この法案では、保険料水準の統一に向けた取組を加速化するため、都道府県が定める運営方針の必須記載事項として、事務の標準化、広域化の推進に関する事項等を追加することとしており、保険料水準の統一の時期については、都道府県と市町村がよく議論した上で、住民など関係者の理解を得ながら進めることとしております。
また、都道府県の取組を支援するため、国として保険料水準の統一の意義や課題の解決事例などを整理した保険料水準統一加速化プランを策定することとしており、こうした取組により、国民健康保険のより安定的な運営に努めてまいります。
かかりつけ医機能の確認についてお尋ねがありました。
本法案では、地域の医療機関が自らの有するかかりつけ医機能を都道府県に報告し、都道府県においては報告を受けた機能に係る体制を有しているかどうかを確認し、地域の関係者の協議の場に報告するとともに公表することとしております。

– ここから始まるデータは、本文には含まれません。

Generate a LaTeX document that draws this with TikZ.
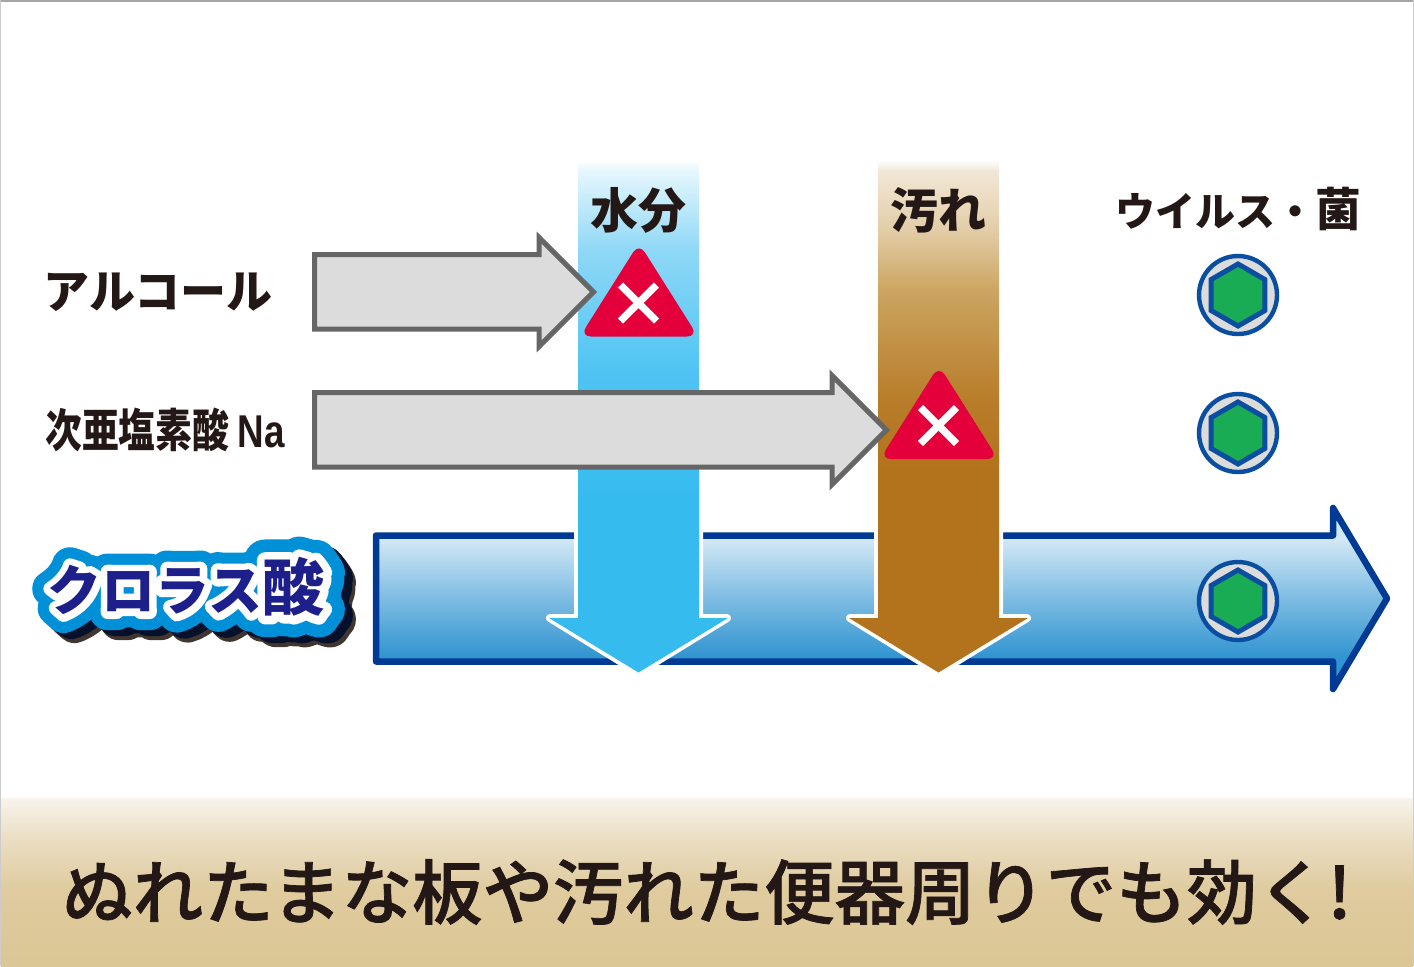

この確認は、報告されたかかりつけ医機能の現状を客観性が担保された形で的確に把握する観点から都道府県が事務的に確認するものであり、法律上の効果として、医療機関の権利や義務に直接的に影響を与えるものではなく、医療機関の評価や認定を行ったり、ペナルティーを科したりするものでもありません。
かかりつけ医機能に関する制度整備の考え方についてお尋ねがありました。
政府としては、必要なときに必要な医療を迅速に受けられるフリーアクセスの考えの下で、地域のそれぞれの医療機関が地域の実情に応じて、その機能や専門性に応じて連携しつつ、かかりつけ医機能を発揮するよう促すことが重要であると考えております。
その上で、本法案による制度整備は、国民、患者がそのニーズに応じて適切に医療機関を選択できるようにするとともに、医療機関がかかりつけ医機能の内容を強化し、地域において必要なかかりつけ医機能を確保することとするものであり、患者の受療行動に介入するものではなく、医療費抑制の仕組みと言われるものでもありません。